The significance of faith in receiving assurance, Hoeksema had indicated earlier in the series of sermons on Romans. In his sermon on Romans 4:3-5, Hoeksema taught his congregation that “saving faith…reveals itself as undoubting certainty.” “Saving faith is that I am certain…that I am justified” (Righteous by Faith Alone, 143, 144; emphasis added).
Note well the verb in the second of these quotations concerning faith: True faith is certainty. Denial of this fundamental truth concerning saving, justifying faith was the false doctrine of Puritanism and the “further reformation” that caused the God-dishonoring and soul-tormenting doubt of multitudes, as is the case still today with the avowed disciples of the Puritans and the “further reformation.”
Herman Hoeksema’s sermons expressed a pastor’s heart. Is not a pastor’s heart expressed in preaching that gladly obeys the divine call to the prophet, “Comfort ye, comfort ye, my people”? Is not a pastor’s heart expressed by teaching that joyfully brings to the congregation the basic theme of the Heidelberg Catechism, namely, comfort in life and death for every believer and covenant child of the believer that consists of conscious belonging to Jesus Christ, because “by his Holy Spirit he also assures me of eternal life”?

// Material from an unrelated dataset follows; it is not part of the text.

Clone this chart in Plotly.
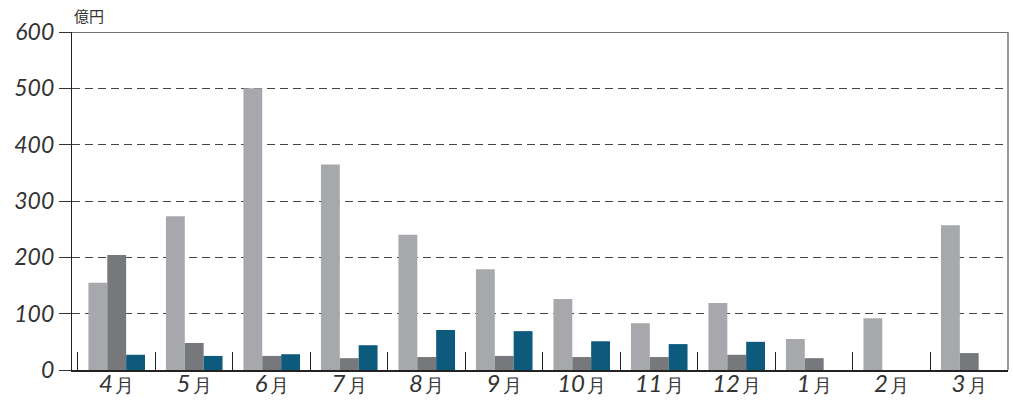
import plotly.graph_objects as go

months = ["4月", "5月", "6月", "7月", "8月", "9月", "10月", "11月", "12月", "1月", "2月", "3月"]
series_a = [155, 273, 500, 365, 240, 179, 126, 83, 119, 55, 92, 257]
series_b = [204, 48, 25, 21, 23, 25, 23, 23, 27, 21, None, 30]
series_c = [27, 25, 28, 44, 71, 69, 51, 46, 50, None, None, None]
y_ticks = [0, 100, 200, 300, 400, 500, 600]

colors = ["#a7a8ac", "#77787b", "#0d5a7d"]

def label(m):
    num = m[:-1]
    return (f"<span style='font-size:24px;font-style:italic'>{num}</span>"
            f"<span style='font-size:19px'>\u2009月</span>")

tick_text = [label(m) for m in months]

fig = go.Figure()
for vals, col in zip([series_a, series_b, series_c], colors):
    fig.add_trace(go.Bar(x=months, y=vals, marker=dict(color=col, line=dict(width=0)),
                         showlegend=False))

fig.update_layout(
    width=1013, height=401,
    margin=dict(l=72, r=5, t=32, b=31),
    plot_bgcolor="white", paper_bgcolor="white",
    barmode="group", bargap=0.27, bargroupgap=0,
    font=dict(family="Lato", color="#333333"),
    xaxis=dict(
        type="category", categoryorder="array", categoryarray=months,
        tickmode="array", tickvals=months, ticktext=tick_text,
        range=[-0.577, 11.5], automargin=False,
        tickson="boundaries", ticks="inside", ticklen=18, tickwidth=1.3, tickcolor="#222",
        showline=True, linecolor="#222", linewidth=1.5,
        tickfont=dict(size=22, family="Lato", color="#333"),
        ticklabelstandoff=-6,
        showgrid=False,
    ),
    yaxis=dict(
        range=[0, 600], tickvals=y_ticks, automargin=False,
        ticks="outside", ticklen=12, tickcolor="#333", tickwidth=1,
        showline=True, linecolor="#222", linewidth=1.3,
        showgrid=True, gridcolor="#444", gridwidth=1, griddash="8px,5px",
        zeroline=False,
        tickfont=dict(size=23, family="Lato", style="italic", color="#333"),
    ),
)

fig.add_shape(type="line", xref="paper", yref="y", x0=0, x1=1, y0=600, y1=600,
              line=dict(color="#444", width=1.3))
fig.add_shape(type="line", xref="paper", yref="paper", x0=1, x1=1, y0=0, y1=1,
              line=dict(color="#777", width=1.5))

fig.add_annotation(text="億円", xref="paper", yref="paper", x=0, y=1, xshift=0, yshift=4,
                   xanchor="left", yanchor="bottom", showarrow=False,
                   font=dict(size=15, family="Noto Sans CJK JP", color="#333"))

fig.write_html("out.html", config={"displayModeBar": False},
               post_script="document.body.style.margin='0';")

Does not a pastor’s heart compel the minister to war against false teaching that is destructive of the comfort of the gospel, that God wills for all his children, that all God’s children have a right to, and that is necessary in order to live faithfully and to die hopefully?
Does the heart of a pastor of the flock of Christ bring a message that plunges many, even the majority, of the congregation, who profess to be believers, into doubt of their salvation; that makes assurance of salvation impossible for many of them as long as they live; that shuts them up to face death themselves, and bury loved ones, in the terror of damnation; and that assures a few on the basis of a false, deceitful, and weak ground, namely, an extraordinary experience?
Hoeksema’s sermons were a public expression of the man’s pastoral heart.
I saw this heart in his ministry “from house to house” (Acts 20:20).